__What is required__:
Give the material again in full, matching it exactly.

__Material__:
*-*-*

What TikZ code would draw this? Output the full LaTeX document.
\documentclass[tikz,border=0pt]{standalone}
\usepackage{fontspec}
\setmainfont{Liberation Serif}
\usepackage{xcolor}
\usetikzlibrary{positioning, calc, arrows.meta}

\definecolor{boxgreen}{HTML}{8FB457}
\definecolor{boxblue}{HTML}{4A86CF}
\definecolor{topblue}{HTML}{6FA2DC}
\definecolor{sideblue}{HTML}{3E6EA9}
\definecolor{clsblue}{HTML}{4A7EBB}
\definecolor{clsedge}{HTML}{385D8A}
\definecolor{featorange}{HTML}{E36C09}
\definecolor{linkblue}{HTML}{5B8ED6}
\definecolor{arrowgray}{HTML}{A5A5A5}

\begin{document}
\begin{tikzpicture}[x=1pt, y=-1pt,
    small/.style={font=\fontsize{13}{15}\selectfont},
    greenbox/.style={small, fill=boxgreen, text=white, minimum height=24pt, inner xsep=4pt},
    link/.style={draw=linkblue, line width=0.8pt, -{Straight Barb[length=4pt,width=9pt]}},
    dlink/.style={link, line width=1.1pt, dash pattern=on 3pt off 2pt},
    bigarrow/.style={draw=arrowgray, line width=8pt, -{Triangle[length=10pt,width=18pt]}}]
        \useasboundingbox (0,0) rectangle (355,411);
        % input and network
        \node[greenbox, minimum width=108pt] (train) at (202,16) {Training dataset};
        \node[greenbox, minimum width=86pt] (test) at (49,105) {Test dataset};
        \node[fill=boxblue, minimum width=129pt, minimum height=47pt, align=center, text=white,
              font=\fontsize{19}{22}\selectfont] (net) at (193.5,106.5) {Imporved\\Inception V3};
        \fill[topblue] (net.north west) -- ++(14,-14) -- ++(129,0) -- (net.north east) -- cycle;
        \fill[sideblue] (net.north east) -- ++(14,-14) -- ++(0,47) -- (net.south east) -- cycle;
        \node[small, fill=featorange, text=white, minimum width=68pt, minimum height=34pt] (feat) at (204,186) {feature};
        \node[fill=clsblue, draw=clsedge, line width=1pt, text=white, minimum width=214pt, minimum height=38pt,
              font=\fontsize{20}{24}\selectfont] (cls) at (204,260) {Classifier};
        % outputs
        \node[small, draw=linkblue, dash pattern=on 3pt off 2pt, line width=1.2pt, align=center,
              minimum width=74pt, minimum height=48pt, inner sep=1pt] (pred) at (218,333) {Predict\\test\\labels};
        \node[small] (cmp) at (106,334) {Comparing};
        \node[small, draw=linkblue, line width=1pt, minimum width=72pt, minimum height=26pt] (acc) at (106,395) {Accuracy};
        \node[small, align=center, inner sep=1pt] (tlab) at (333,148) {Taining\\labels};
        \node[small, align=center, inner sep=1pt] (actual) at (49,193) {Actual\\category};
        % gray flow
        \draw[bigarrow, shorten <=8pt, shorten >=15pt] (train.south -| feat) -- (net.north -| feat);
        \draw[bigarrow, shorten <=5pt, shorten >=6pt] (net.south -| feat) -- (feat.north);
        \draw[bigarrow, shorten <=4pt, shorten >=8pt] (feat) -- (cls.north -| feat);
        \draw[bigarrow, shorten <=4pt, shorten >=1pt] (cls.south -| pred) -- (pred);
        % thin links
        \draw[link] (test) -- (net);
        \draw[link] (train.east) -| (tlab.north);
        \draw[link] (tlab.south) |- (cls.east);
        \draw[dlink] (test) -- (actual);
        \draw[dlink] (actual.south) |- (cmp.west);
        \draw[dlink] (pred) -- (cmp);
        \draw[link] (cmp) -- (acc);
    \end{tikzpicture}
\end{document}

*-*-*

__Solved problem__:
What TikZ code would draw this? Output the full LaTeX document.
\documentclass[tikz,border=0pt]{standalone}
\usepackage{fontspec}
\setmainfont{Liberation Serif}
\usepackage{xcolor}
\usetikzlibrary{positioning, calc, arrows.meta}

\definecolor{boxgreen}{HTML}{8FB457}
\definecolor{boxblue}{HTML}{4A86CF}
\definecolor{topblue}{HTML}{6FA2DC}
\definecolor{sideblue}{HTML}{3E6EA9}
\definecolor{clsblue}{HTML}{4A7EBB}
\definecolor{clsedge}{HTML}{385D8A}
\definecolor{featorange}{HTML}{E36C09}
\definecolor{linkblue}{HTML}{5B8ED6}
\definecolor{arrowgray}{HTML}{A5A5A5}

\begin{document}
\begin{tikzpicture}[x=1pt, y=-1pt,
    small/.style={font=\fontsize{13}{15}\selectfont},
    greenbox/.style={small, fill=boxgreen, text=white, minimum height=24pt, inner xsep=4pt},
    link/.style={draw=linkblue, line width=0.8pt, -{Straight Barb[length=4pt,width=9pt]}},
    dlink/.style={link, line width=1.1pt, dash pattern=on 3pt off 2pt},
    bigarrow/.style={draw=arrowgray, line width=8pt, -{Triangle[length=10pt,width=18pt]}}]
        \useasboundingbox (0,0) rectangle (355,411);
        % input and network
        \node[greenbox, minimum width=108pt] (train) at (202,16) {Training dataset};
        \node[greenbox, minimum width=86pt] (test) at (49,105) {Test dataset};
        \node[fill=boxblue, minimum width=129pt, minimum height=47pt, align=center, text=white,
              font=\fontsize{19}{22}\selectfont] (net) at (193.5,106.5) {Imporved\\Inception V3};
        \fill[topblue] (net.north west) -- ++(14,-14) -- ++(129,0) -- (net.north east) -- cycle;
        \fill[sideblue] (net.north east) -- ++(14,-14) -- ++(0,47) -- (net.south east) -- cycle;
        \node[small, fill=featorange, text=white, minimum width=68pt, minimum height=34pt] (feat) at (204,186) {feature};
        \node[fill=clsblue, draw=clsedge, line width=1pt, text=white, minimum width=214pt, minimum height=38pt,
              font=\fontsize{20}{24}\selectfont] (cls) at (204,260) {Classifier};
        % outputs
        \node[small, draw=linkblue, dash pattern=on 3pt off 2pt, line width=1.2pt, align=center,
              minimum width=74pt, minimum height=48pt, inner sep=1pt] (pred) at (218,333) {Predict\\test\\labels};
        \node[small] (cmp) at (106,334) {Comparing};
        \node[small, draw=linkblue, line width=1pt, minimum width=72pt, minimum height=26pt] (acc) at (106,395) {Accuracy};
        \node[small, align=center, inner sep=1pt] (tlab) at (333,148) {Taining\\labels};
        \node[small, align=center, inner sep=1pt] (actual) at (49,193) {Actual\\category};
        % gray flow
        \draw[bigarrow, shorten <=8pt, shorten >=15pt] (train.south -| feat) -- (net.north -| feat);
        \draw[bigarrow, shorten <=5pt, shorten >=6pt] (net.south -| feat) -- (feat.north);
        \draw[bigarrow, shorten <=4pt, shorten >=8pt] (feat) -- (cls.north -| feat);
        \draw[bigarrow, shorten <=4pt, shorten >=1pt] (cls.south -| pred) -- (pred);
        % thin links
        \draw[link] (test) -- (net);
        \draw[link] (train.east) -| (tlab.north);
        \draw[link] (tlab.south) |- (cls.east);
        \draw[dlink] (test) -- (actual);
        \draw[dlink] (actual.south) |- (cmp.west);
        \draw[dlink] (pred) -- (cmp);
        \draw[link] (cmp) -- (acc);
    \end{tikzpicture}
\end{document}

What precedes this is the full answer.